I recently had the opportunity to sit down with second-year nursing major and dance minor Rachel Chandler, someone I’ve also had the privilege of working with on several projects this semester. Getting to know her, not just as a collaborator but as a person, revealed something deeper: a dedication to dance that has shaped nearly every part of her life.
Rachel has been dancing for 16 years. Those years span competitive studios, local spaces, and now collegiate dance. Each phase demands something different from her, yet all are connected by the same constant: commitment.
When I asked her, “When you strip away the applause, the mirrors, and the audience, who are you when you dance?” her answer wasn’t something easily defined.
She told me that when she dances, she lets everything go in ways she can’t quite put into words. And maybe that’s the point. Some things aren’t meant to be explained, they’re meant to be felt. You get the sense that if she were dancing in that moment instead of speaking, you would understand exactly what she meant without her saying a single word.
Dance, however, has never come without sacrifice.
When asked what it has taken from her and what it has given, Rachel didn’t hesitate to acknowledge both sides. She spoke about the physical toll on her body and the time it demanded. Growing up, dance wasn’t just something she did, it was everything. There wasn’t much space in between for anything else. It meant missing out on parts of childhood, moments she couldn’t get back, and things she sometimes wished she could have been present for.
But what dance gave her in return is immeasurable.
A community. Lifelong friendships. A support system built through shared struggle, discipline, and passion. The kind of connection that only exists when people push themselves side by side, day after day. It’s clear that for Rachel, dance didn’t just fill her time, it built her world.
Then came the question that often reveals the most:
“If your body could no longer dance tomorrow, what part of your identity would feel lost…and what part would still remain?”
Her answer was immediate.
Without hesitation, she said “I think what would remain is the love that I have for it, and the arts.”
And that response says everything.
Because being a dancer isn’t just about movement, it’s about something deeper, something internal that doesn’t disappear when the music stops. Even if the physical ability were gone, the passion, the understanding, and the identity she’s built would still exist.
That kind of love doesn’t fade. It doesn’t depend on the circumstance. It simply becomes part of who you are.
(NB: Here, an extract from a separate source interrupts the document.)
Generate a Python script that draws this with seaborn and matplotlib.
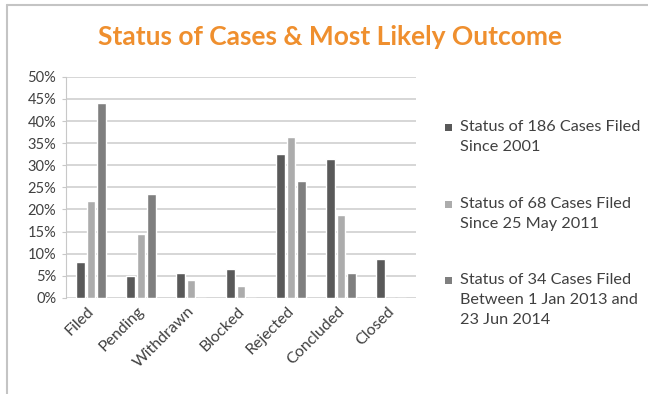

Rachel Chandler is a dancer… not just because of what she can do, but because of what dance has become within her.
Thank you, Rachel, for trusting me with your story.
There’s something deeply moving about witnessing what art can do for a person, how it can shape, ground, and carry someone through parts of life that don’t always make sense. This story is a simple reminder of why art matters, why it deserves to be protected, nurtured, and kept alive.
Because it is never just art.
For people like Rachel, art becomes identity. It becomes language when words fall short. It becomes a place to exist fully, even when the rest of the world feels uncertain.
And that kind of impact doesn’t end when the music does.